Together, these actions support the recovery of aquatic habitats and the stabilization of the natural systems that sustain our oceans. And why does that matter for climate action? Because the ocean is the main player in the global climate system. It dominates the Earth’s heat, carbon, and water budgets, making it the planet’s most important stabilizing system, far more influential than land or atmosphere alone. The flipside is that as the ocean absorbs this enormous burden, it experiences stress: warming, acidification, deoxygenation, and ecosystem collapse. If this balance tips, the ocean system destabilizes, and with it, the entire climate system

Despite its immense role, we often underestimate the ocean’s significance and even its sacredness. This is where the potential of the Swimmable Cities movement comes in. More than an invitation to swim, it offers a way to restore our relationship with the waters around us, whether rivers, canals, lakes, or the ocean itself. By recognizing how urban practices affect local waterbodies, and how those waters are connected to the ocean, we begin to see our direct role not only in driving climate change but also in shaping climate solutions.

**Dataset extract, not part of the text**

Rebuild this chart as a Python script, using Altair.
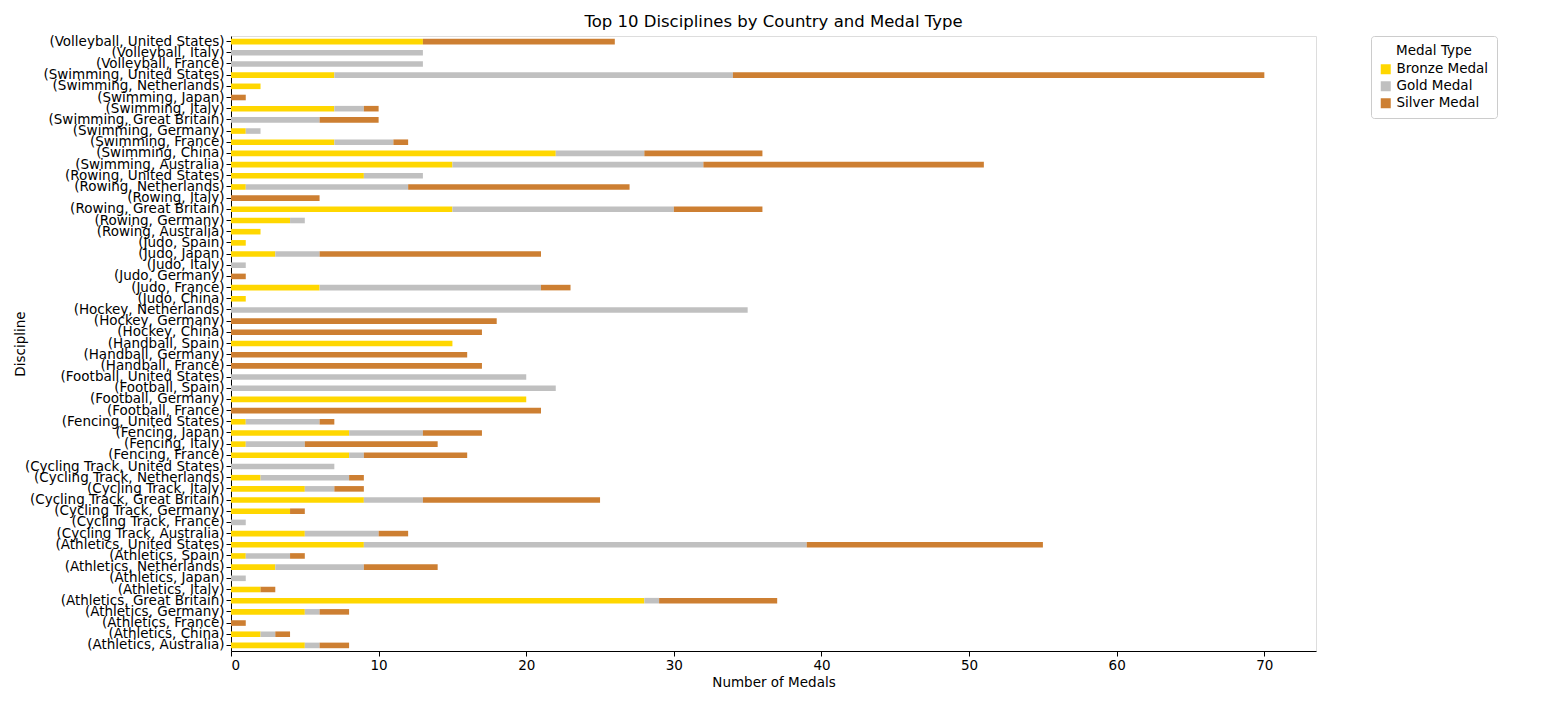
import altair as alt
import pandas as pd

rows = [
    "(Volleyball, United States)", "(Volleyball, Italy)", "(Volleyball, France)",
    "(Swimming, United States)", "(Swimming, Netherlands)", "(Swimming, Japan)",
    "(Swimming, Italy)", "(Swimming, Great Britain)", "(Swimming, Germany)",
    "(Swimming, France)", "(Swimming, China)", "(Swimming, Australia)",
    "(Rowing, United States)", "(Rowing, Netherlands)", "(Rowing, Italy)",
    "(Rowing, Great Britain)", "(Rowing, Germany)", "(Rowing, Australia)",
    "(Judo, Spain)", "(Judo, Japan)", "(Judo, Italy)", "(Judo, Germany)",
    "(Judo, France)", "(Judo, China)", "(Hockey, Netherlands)", "(Hockey, Germany)",
    "(Hockey, China)", "(Handball, Spain)", "(Handball, Germany)", "(Handball, France)",
    "(Football, United States)", "(Football, Spain)", "(Football, Germany)",
    "(Football, France)", "(Fencing, United States)", "(Fencing, Japan)",
    "(Fencing, Italy)", "(Fencing, France)", "(Cycling Track, United States)",
    "(Cycling Track, Netherlands)", "(Cycling Track, Italy)",
    "(Cycling Track, Great Britain)", "(Cycling Track, Germany)",
    "(Cycling Track, France)", "(Cycling Track, Australia)",
    "(Athletics, United States)", "(Athletics, Spain)", "(Athletics, Netherlands)",
    "(Athletics, Japan)", "(Athletics, Italy)", "(Athletics, Great Britain)",
    "(Athletics, Germany)", "(Athletics, France)", "(Athletics, China)",
    "(Athletics, Australia)",
]
bronze = [13, 0, 0, 7, 2, 0, 7, 0, 1, 7, 22, 15, 9, 1, 0, 15, 4, 2, 1, 3, 0, 0, 6, 1,
          0, 0, 0, 15, 0, 0, 0, 0, 20, 0, 1, 8, 1, 8, 0, 2, 5, 9, 4, 0, 5,
          9, 1, 3, 0, 2, 28, 5, 0, 2, 5]
gold = [0, 13, 13, 27, 0, 0, 2, 6, 1, 4, 6, 17, 4, 11, 0, 15, 1, 0, 0, 3, 1, 0, 15, 0,
        35, 0, 0, 0, 0, 0, 20, 22, 0, 0, 5, 5, 4, 1, 7, 6, 2, 4, 0, 1, 5,
        30, 3, 6, 1, 0, 1, 1, 0, 1, 1]
silver = [13, 0, 0, 36, 0, 1, 1, 4, 0, 1, 8, 19, 0, 15, 6, 6, 0, 0, 0, 15, 0, 1, 2, 0,
          0, 18, 17, 0, 16, 17, 0, 0, 0, 21, 1, 4, 9, 7, 0, 1, 2, 12, 1, 0, 2,
          16, 1, 5, 0, 1, 8, 2, 1, 1, 2]
medals = ["Bronze Medal", "Gold Medal", "Silver Medal"]
colors = ["#FFD700", "#C0C0C0", "#CD7F32"]

records = []
for i, r in enumerate(rows):
    for k, (m, v) in enumerate(zip(medals, [bronze[i], gold[i], silver[i]])):
        records.append({"Discipline": r, "Medal Type": m, "Count": v, "order": k})
df = pd.DataFrame(records)

fs = 13.5

chart = alt.Chart(df).mark_bar().encode(
    y=alt.Y("Discipline:N", sort=rows, title="Discipline",
            scale=alt.Scale(paddingInner=0.5, paddingOuter=0.25),
            axis=alt.Axis(labelFontSize=fs, labelColor="black", titleFontWeight="normal",
                          titleFontSize=fs, domainColor="black", tickColor="black", labelLimit=300)),
    x=alt.X("Count:Q", stack="zero", title="Number of Medals",
            scale=alt.Scale(domain=[0, 73.5], nice=False),
            axis=alt.Axis(values=list(range(0, 71, 10)), grid=False, labelFontSize=fs,
                          labelColor="black", titleFontWeight="normal", titleFontSize=fs,
                          domainColor="black", tickColor="black")),
    color=alt.Color("Medal Type:N", scale=alt.Scale(domain=medals, range=colors),
                    legend=alt.Legend(title="Medal Type", orient="right", offset=55,
                                      symbolType="square", labelFontSize=fs, titleFontSize=fs,
                                      titleFontWeight="normal", strokeColor="#ccc",
                                      padding=8, cornerRadius=3, titleAnchor="middle")),
    order=alt.Order("order:Q"),
).properties(
    width=1085, height=615,
    title=alt.Title("Top 10 Disciplines by Country and Medal Type", fontSize=16.5, fontWeight="normal"),
).configure_view(stroke="black").configure(font="DejaVu Sans")

chart.save("out.html", embed_options={"renderer": "svg", "actions": False})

In practice, swimmable cities can use their momentum to turn rivers and canals into platforms for learning. By integrating cultural and educational programs, swimming spaces can become classrooms for ocean literacy, illustrating how the health of our cities is inseparable from the health of our oceans. Such initiatives can help restore our cultural connection with the sea by nurturing urban–ocean stewardship and fostering a more responsible, compassionate relationship with oceans and life under water. This growing awareness, in turn, can inspire both residents and local governments to make more climate-conscious choices.

Swimmable cities make climate action tangible:

They turn the abstract idea of climate change into something you can see, feel, and even dive into. They remind us that urban and ocean health are not separate but part of the same living system. And by changing our relationship with the waters right in front of us, we also change our relationship with the ocean and the climate challenges that lie ahead.

Berlin cityscape with river and cloudy skies.
Berlin cityscape with river and cloudy skies.